At the confluence of physics, mathematics, and computing, in the middle of the 20th century, lived a community of unique and sometimes troubled geniuses whose work created today’s technological marvels and dangers. Einstein, of course, Hilbert, Pólya, Cantor, Gödel, Oppenheimer, Feynman, and Wigner, to name but a few. And at the center, a “terrifying” intellect intimidating even those mental giants: John von Neumann. Today’s computer science students learn about his stored-program architecture, but likely have no idea of the astonishing breadth and depth of his influence on nearly every aspect of modern technology.
Part imagined history and part real history, Labatut’s book follows von Neumann’s life through fictional yet well-researched interactions and conversations with his colleagues, competitors, friends, and family members. The author’s approach in this way gives the reader some insight into his subject’s almost supernatural brilliance and imposing personality.
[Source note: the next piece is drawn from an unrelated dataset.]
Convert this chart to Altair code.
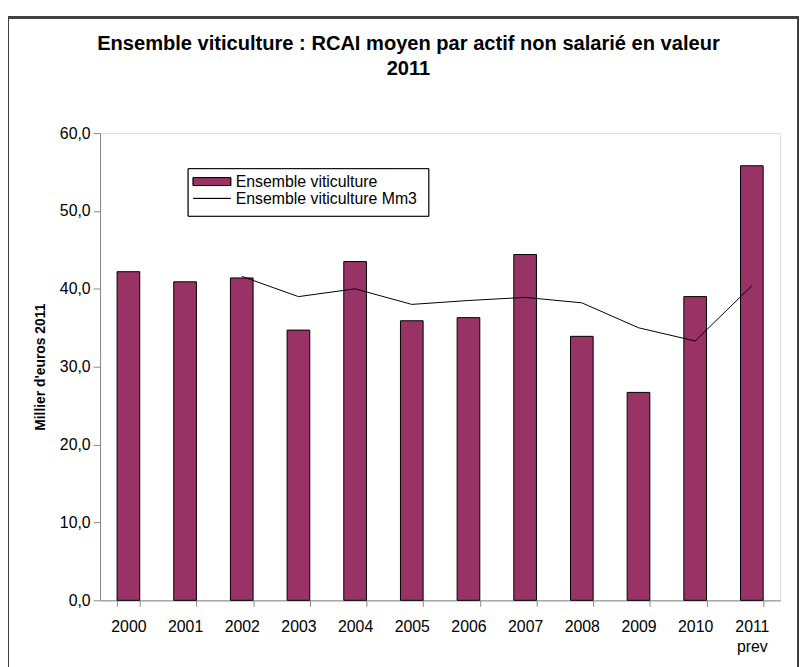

For example, the somewhat fanciful descriptions of the competition and collaboration between Feynman and von Neumann while working on the atomic bomb project evokes the kind of almost incomprehensible dialogs one might imagine between two such gifted minds.
Labatut, a noted Chilean writer of science history, weaves the development of quantum theory, mathematical consistency, and the beginnings of artificial intelligence (AI) into tales of von Neumann’s ideas and research as “told” by his contemporaries. In the process, readers learn about mathematicians driven nearly insane by their discoveries and creations, the doubts and arguments about the building and use of the atomic bomb, the rise of game theory, and perhaps the greatest of von Neumann’s visions: computing and AI.
The final section of the book, less contrived but most dramatic, details the evolving competition between humans and machines, first with chess and then with Go, and the ultimately stunning defeat of human experts by self-learning algorithms: AlphaGo and DeepMind. The origin of these creations, and the title of the book, applies equally to one of the earliest computers at Princeton (the MANIAC) and to the man who truly understood its potential.
The author’s unconventional approach, not quite fiction and not
quite historical accuracy, has its critics who dislike the undocumented assumptions about how such discussions and events might have occurred, especially among von Neumann and their deservedly idolized scientific heroes. But readers will discover much of interest about the foundational thinker in science and technology whose work transformed our world.